In the Afghanistan case, this is fatal in several ways:
1) Even assuming that the Taliban and any Taliban inspired successor state are merely security seeking, their very presence in the region is destabilizing, as proven by how things were prior to 9/11. Neither Pakistan (as long as it is secular, but with large Islamist contigents), nor Shi'ite Iran can allow a Salafi regime exist unmolested in their neighborhood, to say nothing of Kyrgyzstan, Tajikistan, Kazakstan, or Uzbekistan, which all have their own problems.
2) There is reason to believe that the Taliban, even if they have no designs on attacking the U.S., are more than security seeking insofar as they also wish to convert Pakistan to a Islamic state. Witness the seizure of Swat Valley. If Pakistan became a "Taliban" state, then we would have a Pashtun-Islamist Nuclear Superstate in Central Asia.

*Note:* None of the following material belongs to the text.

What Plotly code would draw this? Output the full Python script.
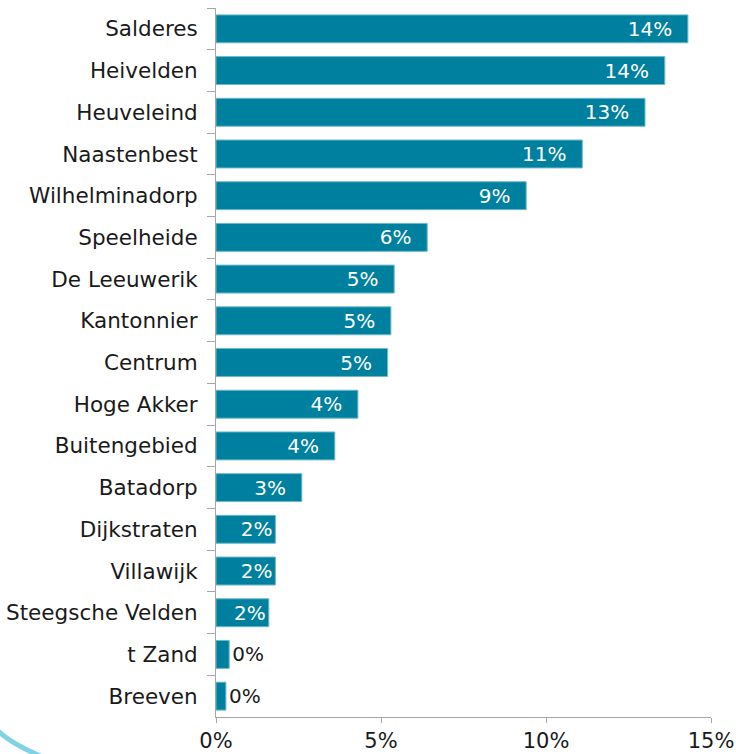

3) Even if the Taliban fails to seize power in Pakistan, as actually seems likely, the biggest threat for training camps and safe havens is not attacks against the US, but attacks against China, India, and Pakistan. All three countries have significant Muslim minorities/groups, and are nuclear powers. Indeed, there are more nuclear states within driving distance from Kabul than from Berlin. While there may be reason to doubt that the US would be their target in any meaningful timeframe there are already Salafist groups operating in all three countries, and we have every reason to believe that at least in Pakistan and India there are direct and indirect ties between those groups and the Taliban.
These three reasons are not proof that the war is a war of necessity for the United States, but it is proof that the war is necessary for a super-power. It is no secret that many realists, and many political scientists believe that the doctrine of primacy (i.e. holding on to superpower status) is a case of the juice not being worth the squeeze. However, such ideas are not common in the American Foreign Policy community. If the U.S. were to abandon Afghanistan, it would be exatly like Britain abandoning Greece in the opening hours of the Cold War. In essence, we would be signalling to the world that we are abandoning all pretence of Superpower status, leaving areas like Central Asia to the Great Powers of the region, and becoming one great power among many.
This all goes unsaid, because the President and his staff neither wish to seem like they are pursuing the same strategy as Pres. Bush, nor do they wish to admit that if they abandon Afghanistan, they have essentially presided over the demise of the American "Empire". Walt, for his part, knows that even outside of the United States, in spite of protestations to the contrary, the idea of the return to multipolarity is not popular, because most countries are freeriding off the US. Therefore he cannot openly say "we need to accept that we are no longer a superpower". Even returning to a position of hegemonic offshore balancer seems like a step down from the titanic power the US has had for the past twenty years.